Privitizing Your Local Newspaper

“Though most newspapers today are owned by publicly traded corporations, that’s a relatively recent development. Fifty years ago, almost all of the nation’s newspapers were privately owned, in many cases by the families that had founded them.” Now, as newspapers struggle, corporations are thinking about unloading, and there appears to be interest among private buyers.

We Must Protect The Children From Gay Penguins!

Parents at a school in Illinois want the school to move “a picture book about two male penguins raising a baby penguin” to a restricted section of the library. Why? “Complaining about the book’s homosexual undertones, some parents of Shiloh Elementary School students believe the book — available to be checked out of the school’s library in this 11,000-resident town 20 miles east of St. Louis — tackles topics their children aren’t ready to handle.”

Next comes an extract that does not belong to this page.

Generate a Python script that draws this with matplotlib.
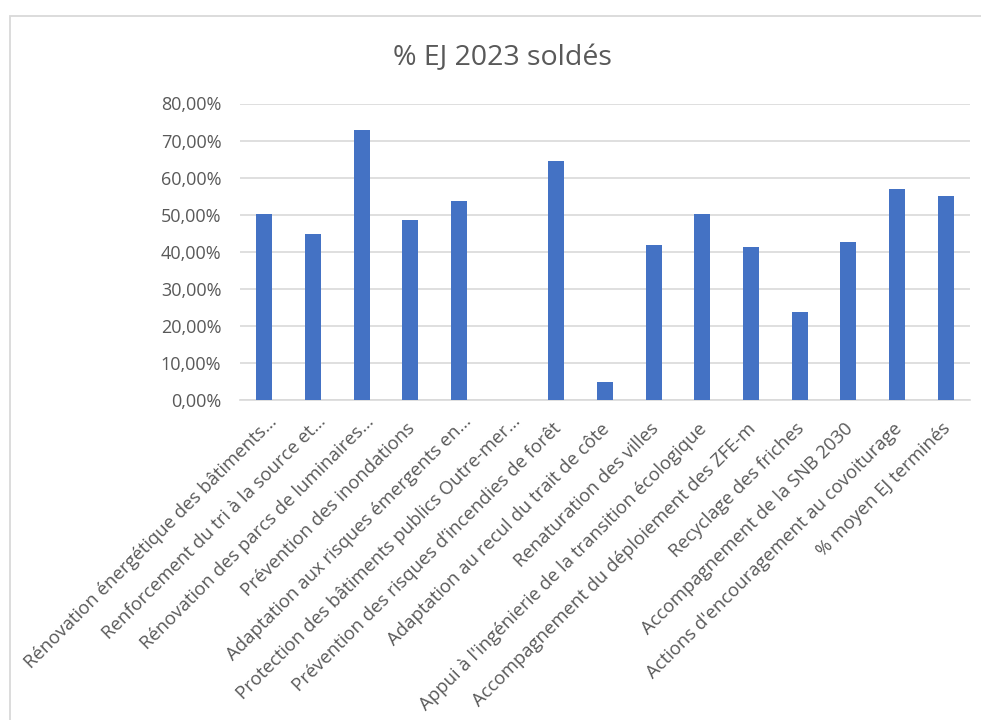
import matplotlib
matplotlib.use("Agg")
import matplotlib.pyplot as plt
import matplotlib.transforms as mtransforms
from matplotlib.patches import Rectangle
from matplotlib.ticker import FuncFormatter, MultipleLocator

plt.rcParams["font.family"] = ["Open Sans", "DejaVu Sans"]

categories = [
    "Rénovation énergétique des bâtiments…",
    "Renforcement du tri à la source et…",
    "Rénovation des parcs de luminaires…",
    "Prévention des inondations",
    "Adaptation aux risques émergents en…",
    "Protection des bâtiments publics Outre-mer…",
    "Prévention des risques d’incendies de forêt",
    "Adaptation au recul du trait de côte",
    "Renaturation des villes",
    "Appui à l'ingénierie de la transition écologique",
    "Accompagnement du déploiement des ZFE-m",
    "Recyclage des friches",
    "Accompagnement de la SNB 2030",
    "Actions d'encouragement au covoiturage",
    "% moyen EJ terminés",
]
pct_solde = [0.503, 0.449, 0.728, 0.486, 0.537, 0.0, 0.646, 0.049,
             0.417, 0.501, 0.414, 0.238, 0.425, 0.568, 0.550]

TEXT = "#595959"
GRID = "#D9D9D9"
BAR = "#4472C4"

fig = plt.figure(figsize=(9.81, 7.2), dpi=100)

# chart frame
fig.patches.append(Rectangle((10 / 981, -0.01), 1.0, 1 - 16 / 720 + 0.01,
                             transform=fig.transFigure, fill=False,
                             edgecolor=GRID, linewidth=1.3))

ax = fig.add_axes([240 / 981, 1 - 400 / 720, 730 / 981, (400 - 103.5) / 720])

x = range(len(categories))
ax.bar(x, pct_solde, width=0.33, color=BAR, zorder=3)

ax.set_xlim(-0.5, len(categories) - 0.5)
ax.set_ylim(0, 0.8)
ax.yaxis.set_major_locator(MultipleLocator(0.1))
ax.yaxis.set_major_formatter(
    FuncFormatter(lambda v, _: f"{v * 100:.2f}%".replace(".", ",")))
ax.grid(axis="y", color=GRID, linewidth=1.2, zorder=0)
ax.set_axisbelow(True)

for side in ("top", "right", "left"):
    ax.spines[side].set_visible(False)
ax.spines["bottom"].set_color(GRID)
ax.spines["bottom"].set_linewidth(1.2)

ax.tick_params(axis="y", length=0, pad=13.5, labelsize=13, labelcolor=TEXT)
ax.tick_params(axis="x", length=0, pad=0, labelsize=13.3, labelcolor=TEXT)

ax.set_xticks(list(x))
ax.set_xticklabels(categories, rotation=45, ha="right", va="center",
                   rotation_mode="anchor")
# truncated labels sit a little further along the slant than complete ones
for lbl in ax.get_xticklabels():
    if lbl.get_text().endswith("…"):
        dx, dy = 10, 19
    else:
        dx, dy = 2, 26
    off = mtransforms.ScaledTranslation(dx / 100, -dy / 100, fig.dpi_scale_trans)
    lbl.set_transform(lbl.get_transform() + off)

fig.text(502 / 981, 1 - 65 / 720, "% EJ 2023 soldés", ha="center",
         va="baseline", fontsize=20.5, color=TEXT)

fig.savefig("out.png", dpi=100, facecolor="white")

Put Book To Nose. Inhale Deeply.

“There I was, reading On Opera by the late philosopher Bernard Williams, and I was suddenly transported back to my childhood. How so? Because of the way it smelled. … How to describe why one book smells nicer than another? I could burble on about the Williams book’s hints of musk, fresh grass, and topnotes of vanilla, but you can see that I’d never make it as a wine writer. But maybe there is a secret community of book-sniffers out there who know what I mean.”

Steal A Name And Your Book May Be Pulped

With his novel, “Johnny Come Home,” Jake Arnott inadvertently libelled a man who shares a name and other traits with a fictional character. “Where real names are involved, an author cannot hide behind that all-purpose shield: ‘any resemblance is purely coincidental’. Nor do the courts accept ignorance as a defence. If you can be shown, by using a real-life name, to have injured a real-life reputation, then you will pay. The law is right alongside the Bard: ‘He who steals my purse, steals trash. But he who steals my good name, steals all that I have.’ You’re safe, of course, if your named victim has no good name to lose.”

University Gets Lost Poem By Canadian Rebel Leader

“In the weeks leading up to his hanging for high treason 121 years ago today, Louis Riel struck up a friendship with his jailer. This week, a poem the Métis leader wrote for Robert Gordon becomes a prized part of the archives at the University of Saskatchewan. …” Written in English “in Riel’s flowing script, the poem was apparently penned at Mr. Gordon’s request. The loose pages, now yellowed with time, are dated Oct. 27, 1885. Riel was hanged about three weeks later on Nov. 16.”

At Last, All Of Solzhenitsyn In Russian

“Alexander Solzhenitsyn’s wife on Thursday presented the initial three volumes of the first full collection of his works to be published in Russia, a country still struggling with the legacy of the oppressive era he documented. It was a cherished moment for the aging Nobel laureate, who has been through prison camps and exile and, Natalya Solzhenitsyn said, feels the ‘draining of the life force’ as his 88th birthday approaches. He was not at the presentation and his wife did not elaborate on his health.”

Iran Cracks Down On Publishers

“Dozens of literary masterpieces and international bestsellers have been banned in Iran in a dramatic rise in censorship that has plunged the country’s publishing industry into crisis… The clampdown has been headed by the hardline culture minister, Mohammed Hossein Saffar Harandi, a former revolutionary guard and close ally of [Iranian President Mahmoud] Ahmadinejad. It follows a relative thaw during the eight-year presidency of Mr Ahmadinejad’s reformist predecessor, Mohammed Khatami.”